One way that this was possible was through using splice syscall. On simple words this syscall takes two file descriptor (fds) and transfer the data from the source one to the destination one. However, this still needs the user-space interaction. By that I mean user-space waits for an event (using EPOLL or IO_URING) then calls the splice this will transfer data in the kernel without user-space intervension.
splice is a good way to achieve traffic redirection. Ironically for doing this for TCP sockets is called TCP splicing. Just look how famous this syscall is! However, this method still needs the user-space interaction. On the other hand, eBPF does this job much cleaner. By using SK_SKB hook eBPF watchs the fds that you are interested to redirect data from. Okay here is a little bit technical but I gurantee I will explain it in a good way.
Now I wanna talk about the SK_SKB transfer method.

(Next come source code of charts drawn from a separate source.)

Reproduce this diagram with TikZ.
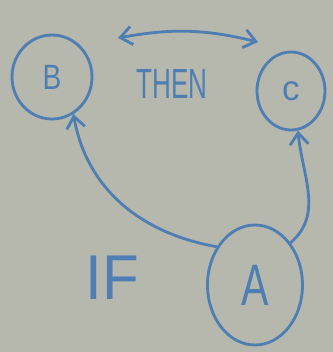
\documentclass[tikz,border=0pt]{standalone}
\usepackage{fontspec}
\setmainfont{Liberation Sans}
\usepackage{xcolor}
\usetikzlibrary{arrows.meta,shapes.geometric}

\definecolor{board}{HTML}{B6B7AD}
\definecolor{ink}{HTML}{4F7EB3}

\newcommand{\narrow}[2]{\scalebox{#1}[1]{#2}}

\begin{document}
\begin{tikzpicture}[x=0.03cm, y=-0.03cm,
  state/.style={draw=ink, ellipse, line width=2.4pt, inner sep=0pt,
                text=ink, font=\fontsize{30}{30}\selectfont},
  word/.style={text=ink, inner sep=0pt},
  arr/.style={draw=ink, line width=2.4pt, -{Straight Barb[length=3.5mm, width=5.5mm]}}
]
\fill[board] (0,0) rectangle (333,352);
\useasboundingbox (0,0) rectangle (333,352);

\node[state, minimum width=80*0.03cm, minimum height=84*0.03cm] (b) at (52,77) {\narrow{0.8}{B}};
\node[state, minimum width=68*0.03cm, minimum height=78*0.03cm] (c) at (291,91) {c};
\node[state, minimum width=95*0.03cm, minimum height=120*0.03cm,
      font=\fontsize{50}{50}\selectfont] (a) at (255,285) {\narrow{0.7}{A}};

\node[word, font=\fontsize{36}{36}\selectfont, xscale=0.62] (then) at (172,84) {THEN};
\node[word, font=\fontsize{54}{54}\selectfont, xscale=0.95] (if) at (112,278) {IF};

\draw[arr] (a.135) to[out=170,in=-80] (b.-60);
\draw[arr] (a.50) to[out=40,in=-85] (c.-80);
% the two conclusions go together
\draw[arr, {Straight Barb[length=3.5mm, width=5.5mm]}-{Straight Barb[length=3.5mm, width=5.5mm]}]
      (118,38) to[bend left=12] (258,42);
\end{tikzpicture}
\end{document}
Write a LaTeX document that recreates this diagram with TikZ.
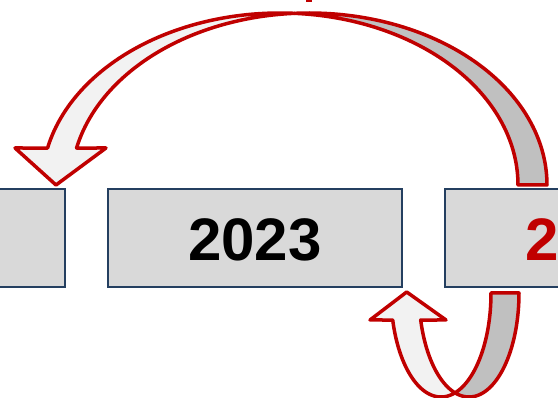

So imagine you have two TCP sockets with the first TCP socket fd 1 and second one fd 2. You wanna transfer the data from socket 1 to socket 2. For this you need to add the fds to an eBPF SOCKMAP. This SOCKMAP is an hashmap (as simple as that). When a message comes on the recieve queue of the first socket (fd 1), the eBPF program will be executed for that message. The reason that eBPF program will be executed is that you added the fd to the SOCKMAP so kernel knows that for every message on that socket the eBPF program needs to be executed. In that eBPF program we can decide where this message should be sent. Et voilà!! magic, the traffic can be redirected completely in the kernel side. Remeber that I told you I will come back to the postal office analogy. Lets just assume that BOB has an assistance, once BOB decides that letters from a specific sender are safe, he tells the assistant that do not send those letters to me anymore, put it directly on the send pile. This assistant is the eBPF program.
I guess SK_SKB is mostly implemented to redirect the traffic of TCP. However, UDP sockets in some cases are allowed, you need to call the connect syscall on the incoming traffic. However, I like to invite you to think about QUIC or more specifically UDP traffic. These kinds of traffics are basically stateless because of the UDP and they mostly contain small packets, redirecting them as soon as possible just gonna save millions of CPU cycles and would be more energy efficient, keeps our planet safe. So comming up with a XDP or TC hook to redirect these kinds of traffic you are basically not only helping your company to profit you are saving the planet!
Just to be clear this hook is not that great on the kernel v4.14 (this is when the hook was implemented). However, these days it has been refined and deliveres a good performance. So I would suggest to use it with more recent kernels specifically v6 and over. You can read kernel mailing list to see what kind of optimizations it went through I will put a link below.
I will not add the code for this in this blog but soon I will post it on my github and put the link here. So stay tuned.

Final Thoughts

How I came to know this hook? I saw that when a traffic hits the user-space and does not need to be (deeply) inspected (like ssl-inspection) in the L7 Proxies, the redirection happens in the userspace. I told myself there is definitely a way to redirect the traffic in the kernel. I searched, searched until I found this hook.